For all three targets you list the canonical vendor field would be set to unknown, so it wouldn’t actually help you distinguish between those targets either.
There are some vendors (e.g. nintendo-switch) that are still used, but typically the OS isn’t linux for those cases, so it’s very niche in a nixpkgs context.
The vendor field is pretty pointless in our day and age, since it rarely makes a difference in terms of target architectures. Any more specific optimization flags - to the extent that they matter, modern CPU architectures are designed around being efficient x86 processors, not selling bespoke features - are going to be too disparate between individual devices of a vendor for you to get much use out of a vendor-specific target. If you do want to offer builds for specific devices, you’re better off making that explicit by other means (nixpkgs does this through nixpkgs.hostPlatform).
The vendor field is optional by GNU spec as well. nixpkgs has just chosen not to bother maintaining a vestigial part of the spec.
Note that this does not apply to nix - nix itself doesn’t care about the target architecture at all, you could totally write a nixpkgs alternative that does use triples; this could even make sense if you targeted a more niche hardware ecosystem - nixpkgs, targeting generic MacOS and Linux, which are almost universally apple and unknown respectively, basically doesn’t get any use out of the vendor field.

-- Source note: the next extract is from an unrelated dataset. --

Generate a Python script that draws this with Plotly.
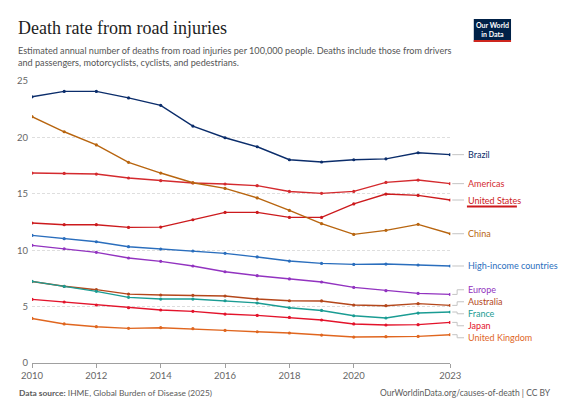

Do you have a specific use case for this? Distinguishing between the targets you list is typically done at a deployment level, someone might be able to point you at what you need if you have a more specific question.
I don’t really understand your example. The three can run nearly the same set of programs, as we distribute them for the aarch64-linux platform, so having three different triples means that we build all software three times for no reason.
Nix itself supports additional required “flags” for scheduling derivations on machines depending on what the build process needs nix.conf - Nix Reference Manual
Nixpkgs supports even more complex configuration than a target triple. See: Nixpkgs Reference Manual
Can you give a more concrete example of what you want to achieve? “Use cross-compile triples” doesn’t really mean much.
To me, it sounds like you missed the fact that there are multiple platforms. You can have build platform, host platform, and target platform all set to different things.